**SHORT PROBLEM:**
Restate all the material verbatim, except for the pictures.

**DATA FOR THIS TASK:**

········

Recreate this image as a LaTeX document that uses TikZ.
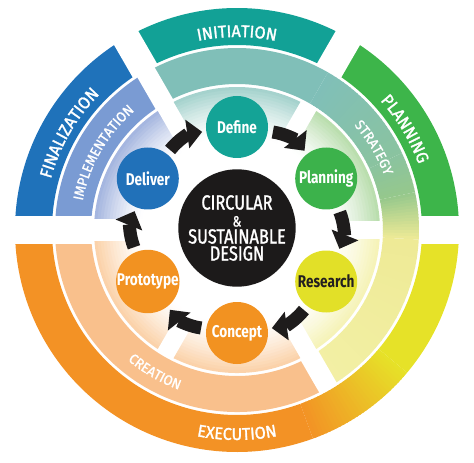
\documentclass[tikz,border=0pt]{standalone}
\usepackage{fontspec}
\usetikzlibrary{arrows.meta,decorations.text}
\newfontfamily\circfont[FakeStretch=0.8]{Fira Sans}
\newfontfamily\hubfont[FakeStretch=0.8,FakeBold=1.3]{Fira Sans}
\newfontfamily\labfont[FakeStretch=0.95,FakeBold=1.6]{Fira Sans}
\newfontfamily\midfont[FakeStretch=0.95,FakeBold=1.2]{Fira Sans}
\definecolor{finC}{RGB}{31,114,186}
\definecolor{iniC}{RGB}{18,161,150}
\definecolor{plaC}{RGB}{61,181,74}
\definecolor{exyC}{RGB}{230,226,40}
\definecolor{exoC}{RGB}{243,146,37}
\definecolor{impC}{RGB}{122,155,211}
\definecolor{strA}{RGB}{128,191,184}
\definecolor{strB}{RGB}{138,195,160}
\definecolor{strC}{RGB}{150,200,140}
\definecolor{strD}{RGB}{238,234,150}
\definecolor{strE}{RGB}{243,240,165}
\definecolor{creC}{RGB}{249,192,140}
\definecolor{dliC}{RGB}{160,178,222}
\definecolor{dfiC}{RGB}{160,208,202}
\definecolor{pliC}{RGB}{182,220,170}
\definecolor{rsiC}{RGB}{245,242,180}
\definecolor{ciC}{RGB}{251,208,165}
\definecolor{defC}{RGB}{20,163,150}
\definecolor{planC}{RGB}{60,178,75}
\definecolor{resC}{RGB}{226,224,40}
\definecolor{conC}{RGB}{242,146,33}
\definecolor{delC}{RGB}{33,113,185}
\definecolor{hubC}{RGB}{28,26,26}
\definecolor{arrC}{RGB}{30,28,28}
\definecolor{darkT}{RGB}{35,31,32}
\newcommand\sect[5]{\fill[#5] (#1:#3pt) arc[start angle=#1,end angle=#2,radius=#3pt] -- (#2:#4pt) arc[start angle=#2,end angle=#1,radius=#4pt] -- cycle;}
\newcommand\agrad[7]{%
  \foreach \i in {1,...,#7}{%
    \pgfmathsetmacro\sa{#1+(#2-#1)*(\i-1)/#7}%
    \pgfmathsetmacro\ea{#1+(#2-#1)*\i/#7+0.4*sign(#2-#1)*(\i<#7)}%
    \pgfmathtruncatemacro\p{100*(\i-0.5)/#7}%
    \fill[#6!\p!#5] (\sa:#3pt) arc[start angle=\sa,end angle=\ea,radius=#3pt] -- (\ea:#4pt) arc[start angle=\ea,end angle=\sa,radius=#4pt] -- cycle;}}
\newcommand\rfade[5]{%
  \foreach \j in {1,...,16}{%
    \pgfmathsetmacro\ra{#3+(#4-#3)*(\j-1)/16}%
    \pgfmathsetmacro\rb{min(#3+(#4-#3)*\j/16+0.5,#4)}%
    \pgfmathtruncatemacro\q{100*((\j-0.5)/16)^1.3}%
    \fill[#5!\q!white] (#1:\ra pt) arc[start angle=#1,end angle=#2,radius=\ra pt] -- (#2:\rb pt) arc[start angle=#2,end angle=#1,radius=\rb pt] -- cycle;}}
\newcommand\gapstrip[4]{\fill[white,rotate=#1] (#2pt,-#4pt) rectangle (#3pt,#4pt);}
\newcommand\olab{\labfont\fontsize{17}{17}\selectfont\color{white}}
\newcommand\mlab{\midfont\fontsize{14}{14}\selectfont\color{white}}
\tikzset{
  stage/.style={circle,minimum size=62pt,inner sep=0pt,text=white,font=\circfont\bfseries\fontsize{17}{17}\selectfont},
  hub/.style={circle,fill=hubC,minimum size=114pt,inner sep=0pt,text=white,align=center,font=\hubfont\fontsize{20.5}{17}\selectfont},
  flow/.style={draw=arrC,line width=13pt,-{Triangle[width=28pt,length=15pt]},shorten <=5pt,shorten >=4pt},
  bandtext/.style={decorate,decoration={text along path,text align=center,text={#1}}}
}
\begin{document}
\begin{tikzpicture}[x=1pt,y=1pt]
\useasboundingbox (-237pt,-233pt) rectangle (237pt,230pt);
% outer ring
\sect{120}{180}{185}{222}{finC}
\sect{60}{120}{185}{222}{iniC}
\sect{0}{60}{185}{222}{plaC}
\sect{-40}{0}{185}{222}{exyC}
\agrad{-40}{-70}{185}{222}{exyC}{exoC}{30}
\sect{-180}{-70}{185}{222}{exoC}
% middle ring
\sect{120}{180}{146}{182}{impC}
\sect{60}{120}{146}{182}{strA}
\agrad{60}{25}{146}{182}{strA}{strB}{25}
\agrad{25}{12}{146}{182}{strB}{strC}{10}
\agrad{12}{-3}{146}{182}{strC}{strD}{15}
\agrad{-3}{-60}{146}{182}{strD}{strE}{20}
\sect{-180}{-60}{146}{182}{creC}
% inner ring
\rfade{120}{180}{95}{143}{dliC}
\rfade{60}{120}{95}{143}{dfiC}
\rfade{0}{60}{95}{143}{pliC}
\rfade{-60}{0}{95}{143}{rsiC}
\rfade{-180}{-60}{95}{143}{ciC}
% gaps
\foreach \g in {0,60,120,180}{\gapstrip{\g}{183}{226}{14}}
\gapstrip{120}{143}{184}{10}
\gapstrip{180}{143}{184}{14}
\gapstrip{-60}{143}{184}{10}
\foreach \g in {0,60,120,-60,-120}{\gapstrip{\g}{60}{145}{9}}
\gapstrip{180}{60}{145}{11}
% labels
\path[bandtext={|\olab|INITIATION}] (120:193pt) arc[start angle=120,end angle=60,radius=193pt];
\path[bandtext={|\olab|PLANNING}] (61:193pt) arc[start angle=61,end angle=1,radius=193pt];
\path[bandtext={|\mlab|STRATEGY}] (61:157pt) arc[start angle=61,end angle=1,radius=157pt];
\path[bandtext={|\olab|FINALIZATION}] (180:193pt) arc[start angle=180,end angle=120,radius=193pt];
\path[bandtext={|\mlab|IMPLEMENTATION}] (180:157pt) arc[start angle=180,end angle=120,radius=157pt];
\path[bandtext={|\mlab|CREATION}] (-150:170pt) arc[start angle=-150,end angle=-90,radius=170pt];
\path[bandtext={|\olab|EXECUTION}] (-120:210pt) arc[start angle=-120,end angle=-60,radius=210pt];
% stages
\node[hub] (hub) at (0,2pt) {CIRCULAR\\{\fontsize{15}{17}\selectfont\&}\\SUSTAINABLE\\DESIGN};
\node[stage,fill=defC] (define) at (90:103pt) {Define};
\node[stage,fill=planC] (planning) at (30:103pt) {Planning};
\node[stage,fill=resC,text=darkT] (research) at (-30:103pt) {Research};
\node[stage,fill=conC] (concept) at (-90:103pt) {Concept};
\node[stage,fill=conC] (prototype) at (-150:103pt) {Prototype};
\node[stage,fill=delC] (deliver) at (150:103pt) {Deliver};
% arrows
\draw[flow] (define) to[bend left=22] (planning);
\draw[flow] (planning) to[bend left=22] (research);
\draw[flow] (research) to[bend left=22] (concept);
\draw[flow] (concept) to[bend left=22] (prototype);
\draw[flow] (prototype) to[bend left=22] (deliver);
\draw[flow] (deliver) to[bend left=22] (define);
\end{tikzpicture}
\end{document}
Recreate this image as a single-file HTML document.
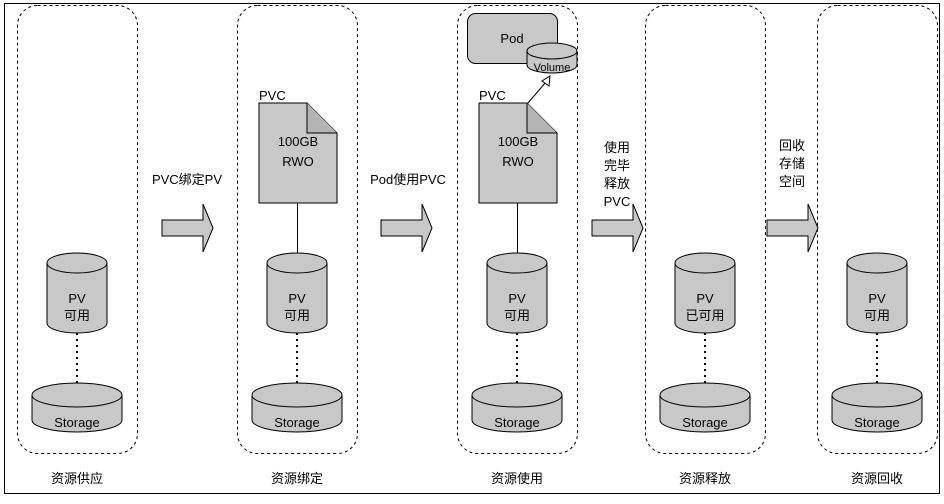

········

**ANSWER TO THE PROBLEM:**
Recreate this image as a LaTeX document that uses TikZ.
\documentclass[tikz,border=0pt]{standalone}
\usepackage{fontspec}
\usetikzlibrary{arrows.meta,decorations.text}
\newfontfamily\circfont[FakeStretch=0.8]{Fira Sans}
\newfontfamily\hubfont[FakeStretch=0.8,FakeBold=1.3]{Fira Sans}
\newfontfamily\labfont[FakeStretch=0.95,FakeBold=1.6]{Fira Sans}
\newfontfamily\midfont[FakeStretch=0.95,FakeBold=1.2]{Fira Sans}
\definecolor{finC}{RGB}{31,114,186}
\definecolor{iniC}{RGB}{18,161,150}
\definecolor{plaC}{RGB}{61,181,74}
\definecolor{exyC}{RGB}{230,226,40}
\definecolor{exoC}{RGB}{243,146,37}
\definecolor{impC}{RGB}{122,155,211}
\definecolor{strA}{RGB}{128,191,184}
\definecolor{strB}{RGB}{138,195,160}
\definecolor{strC}{RGB}{150,200,140}
\definecolor{strD}{RGB}{238,234,150}
\definecolor{strE}{RGB}{243,240,165}
\definecolor{creC}{RGB}{249,192,140}
\definecolor{dliC}{RGB}{160,178,222}
\definecolor{dfiC}{RGB}{160,208,202}
\definecolor{pliC}{RGB}{182,220,170}
\definecolor{rsiC}{RGB}{245,242,180}
\definecolor{ciC}{RGB}{251,208,165}
\definecolor{defC}{RGB}{20,163,150}
\definecolor{planC}{RGB}{60,178,75}
\definecolor{resC}{RGB}{226,224,40}
\definecolor{conC}{RGB}{242,146,33}
\definecolor{delC}{RGB}{33,113,185}
\definecolor{hubC}{RGB}{28,26,26}
\definecolor{arrC}{RGB}{30,28,28}
\definecolor{darkT}{RGB}{35,31,32}
\newcommand\sect[5]{\fill[#5] (#1:#3pt) arc[start angle=#1,end angle=#2,radius=#3pt] -- (#2:#4pt) arc[start angle=#2,end angle=#1,radius=#4pt] -- cycle;}
\newcommand\agrad[7]{%
  \foreach \i in {1,...,#7}{%
    \pgfmathsetmacro\sa{#1+(#2-#1)*(\i-1)/#7}%
    \pgfmathsetmacro\ea{#1+(#2-#1)*\i/#7+0.4*sign(#2-#1)*(\i<#7)}%
    \pgfmathtruncatemacro\p{100*(\i-0.5)/#7}%
    \fill[#6!\p!#5] (\sa:#3pt) arc[start angle=\sa,end angle=\ea,radius=#3pt] -- (\ea:#4pt) arc[start angle=\ea,end angle=\sa,radius=#4pt] -- cycle;}}
\newcommand\rfade[5]{%
  \foreach \j in {1,...,16}{%
    \pgfmathsetmacro\ra{#3+(#4-#3)*(\j-1)/16}%
    \pgfmathsetmacro\rb{min(#3+(#4-#3)*\j/16+0.5,#4)}%
    \pgfmathtruncatemacro\q{100*((\j-0.5)/16)^1.3}%
    \fill[#5!\q!white] (#1:\ra pt) arc[start angle=#1,end angle=#2,radius=\ra pt] -- (#2:\rb pt) arc[start angle=#2,end angle=#1,radius=\rb pt] -- cycle;}}
\newcommand\gapstrip[4]{\fill[white,rotate=#1] (#2pt,-#4pt) rectangle (#3pt,#4pt);}
\newcommand\olab{\labfont\fontsize{17}{17}\selectfont\color{white}}
\newcommand\mlab{\midfont\fontsize{14}{14}\selectfont\color{white}}
\tikzset{
  stage/.style={circle,minimum size=62pt,inner sep=0pt,text=white,font=\circfont\bfseries\fontsize{17}{17}\selectfont},
  hub/.style={circle,fill=hubC,minimum size=114pt,inner sep=0pt,text=white,align=center,font=\hubfont\fontsize{20.5}{17}\selectfont},
  flow/.style={draw=arrC,line width=13pt,-{Triangle[width=28pt,length=15pt]},shorten <=5pt,shorten >=4pt},
  bandtext/.style={decorate,decoration={text along path,text align=center,text={#1}}}
}
\begin{document}
\begin{tikzpicture}[x=1pt,y=1pt]
\useasboundingbox (-237pt,-233pt) rectangle (237pt,230pt);
% outer ring
\sect{120}{180}{185}{222}{finC}
\sect{60}{120}{185}{222}{iniC}
\sect{0}{60}{185}{222}{plaC}
\sect{-40}{0}{185}{222}{exyC}
\agrad{-40}{-70}{185}{222}{exyC}{exoC}{30}
\sect{-180}{-70}{185}{222}{exoC}
% middle ring
\sect{120}{180}{146}{182}{impC}
\sect{60}{120}{146}{182}{strA}
\agrad{60}{25}{146}{182}{strA}{strB}{25}
\agrad{25}{12}{146}{182}{strB}{strC}{10}
\agrad{12}{-3}{146}{182}{strC}{strD}{15}
\agrad{-3}{-60}{146}{182}{strD}{strE}{20}
\sect{-180}{-60}{146}{182}{creC}
% inner ring
\rfade{120}{180}{95}{143}{dliC}
\rfade{60}{120}{95}{143}{dfiC}
\rfade{0}{60}{95}{143}{pliC}
\rfade{-60}{0}{95}{143}{rsiC}
\rfade{-180}{-60}{95}{143}{ciC}
% gaps
\foreach \g in {0,60,120,180}{\gapstrip{\g}{183}{226}{14}}
\gapstrip{120}{143}{184}{10}
\gapstrip{180}{143}{184}{14}
\gapstrip{-60}{143}{184}{10}
\foreach \g in {0,60,120,-60,-120}{\gapstrip{\g}{60}{145}{9}}
\gapstrip{180}{60}{145}{11}
% labels
\path[bandtext={|\olab|INITIATION}] (120:193pt) arc[start angle=120,end angle=60,radius=193pt];
\path[bandtext={|\olab|PLANNING}] (61:193pt) arc[start angle=61,end angle=1,radius=193pt];
\path[bandtext={|\mlab|STRATEGY}] (61:157pt) arc[start angle=61,end angle=1,radius=157pt];
\path[bandtext={|\olab|FINALIZATION}] (180:193pt) arc[start angle=180,end angle=120,radius=193pt];
\path[bandtext={|\mlab|IMPLEMENTATION}] (180:157pt) arc[start angle=180,end angle=120,radius=157pt];
\path[bandtext={|\mlab|CREATION}] (-150:170pt) arc[start angle=-150,end angle=-90,radius=170pt];
\path[bandtext={|\olab|EXECUTION}] (-120:210pt) arc[start angle=-120,end angle=-60,radius=210pt];
% stages
\node[hub] (hub) at (0,2pt) {CIRCULAR\\{\fontsize{15}{17}\selectfont\&}\\SUSTAINABLE\\DESIGN};
\node[stage,fill=defC] (define) at (90:103pt) {Define};
\node[stage,fill=planC] (planning) at (30:103pt) {Planning};
\node[stage,fill=resC,text=darkT] (research) at (-30:103pt) {Research};
\node[stage,fill=conC] (concept) at (-90:103pt) {Concept};
\node[stage,fill=conC] (prototype) at (-150:103pt) {Prototype};
\node[stage,fill=delC] (deliver) at (150:103pt) {Deliver};
% arrows
\draw[flow] (define) to[bend left=22] (planning);
\draw[flow] (planning) to[bend left=22] (research);
\draw[flow] (research) to[bend left=22] (concept);
\draw[flow] (concept) to[bend left=22] (prototype);
\draw[flow] (prototype) to[bend left=22] (deliver);
\draw[flow] (deliver) to[bend left=22] (define);
\end{tikzpicture}
\end{document}
Recreate this image as a single-file HTML document.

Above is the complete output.